It’s not as chilly in the Northeast today, but it still cools off by evening, especially since it’s getting darker earlier and earlier. And that means it’s great weather for cooking all the fall dishes you’ve missed!
Since I got a new Le Creuset round braiser as a wedding gift, coq au vin seemed like the perfect way to break it in. I decided to re-post this recipe before having the final product. Sadly, I’ve been told to take it easy for the last few weeks so have to keep off my feet more than usual. But that doesn’t mean I need to stop cooking entirely- instead, I’m getting a little assistance and letting the Daddy-to-Be cook more than usual (fortunately, he’s a great chef!). Happy Fall and Happy Cooking!
Almost every recipe for Coq Au Vin uses bacon or pancetta, but some cook the bacon separately. (Why anyone wouldn’t want to brown the chicken in that flavorful fat I have no idea!) And now it’s up to you whether you want to use red or white wine. Riesling has been quite popular recently.
Most versions also call for the time-consuming process of browning onions and adding them to the chicken along with button mushrooms. My version simplifies these steps without sacrificing the flavor. You can also decide whether to add tomato paste or carrots, which are found in more recent takes on the dish. It’s up to you whether you want a hint of sweetness to cut the rich flavors. I prefer to let the wine and butter come through and didn’t need anything to thicken the sauce. Plus, fewer ingredients = less work. In fact, I even added egg noodles to the braising pan for a completely satisfying almost one-pot meal. And it tastes even better the next day, if you manage to have any leftovers.
Wine-Braised Chicken Legs (Updated Coq Au Vin)
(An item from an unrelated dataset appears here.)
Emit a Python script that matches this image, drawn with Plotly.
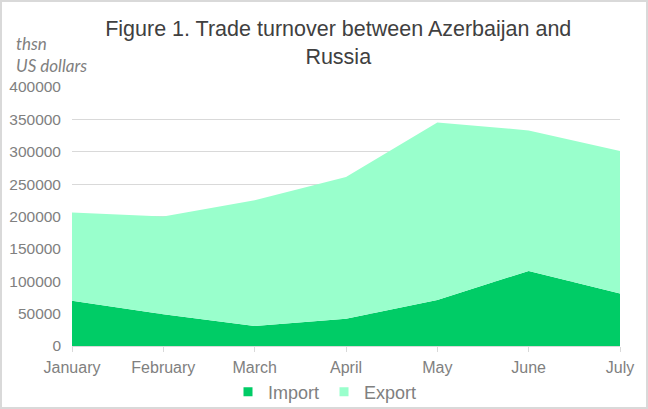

Serves 4 or 2 with leftovers.
6 slices of thick cut bacon, cut into 1/2 inch pieces
3-4 lbs of chicken legs
1/4 cup of brandy
2 cups of red wine, preferably a young Burgundy, or white wine (Riesling)
2 cups of beef or chicken broth (if you’re using white wine, I wouldn’t use the beef broth)
4-5 sprigs of fresh thyme
1 bay leaf
16 oz of mushrooms (1 package)
10 pearl onions
2 tbsps of butter
12 oz package of egg noodles
Freshly ground pepper
Brown the bacon for about 8 minutes over medium high in a deep pot large enough to hold the chicken.
Remove the bacon and set aside.
Turn the heat to medium high. Sprinkle the chicken with salt and pepper and then brown for about 12 minutes, flipping once. (You may need to do this in 2 batches).
After browning, turn burner to low and with all chicken in the pot and add the bacon. Then add the brandy. Cook for 3 minutes.
Then add the wine. Cook for 5 minutes over medium low. Then add the stock, bay leaf and a few sprigs of thyme. Sprinkle with salt and pepper.
Bring to a boil. Then cover and cook over low for 50 minutes.
In the meantime, make the onions and mushrooms. I decided to peel the onions first and then boil them in salted water for 3 minutes.
Some recipes let you boil and then peel- whatever is easiest for you. Let the onions cool, while you cut the mushrooms into quarters unless they are very small. In a small saute pan, melt the butter over low heat, then add the mushrooms. Cut the onions into halves and add those to the mushrooms. Sprinkle with salt, pepper and thyme. Cook for 10 minutes over low.
Do not let the mushrooms cook down too much.
Add to the pot with the chicken whenever ready.
If making egg noodles, you can boil them separately and place the chicken and sauce on top or … remove the chicken from the pan and set aside. Add the noodles to the sauce.Cook over medium from 10 minutes or until noodles are cooked.
Then plate with chicken on top.
To drink: whatever wine you used to cook with is the obvious and best choice. Or you can opt for one of the new aged craft beers that act more like wine. If you want a cocktail, I would suggest a classic gin martini with olives, which goes with almost anything. I’m looking forward to having one in a couple of months!
3 thoughts on “TBT: An Updated Take On Coq Au Vin”
Looks great! Braising the onions separately is worth the extra work, because they will become so much more flavorful. I add them at the very end so they keep their flavor.
Thanks! I still send everyone your way when it comes to sous vide. Recent article in The NY Times suggesting 24 hrs at 131 for a beef chuck roast. Seems off to me.
I agree. I’d go at least 48 hrs at 135. Or even 144!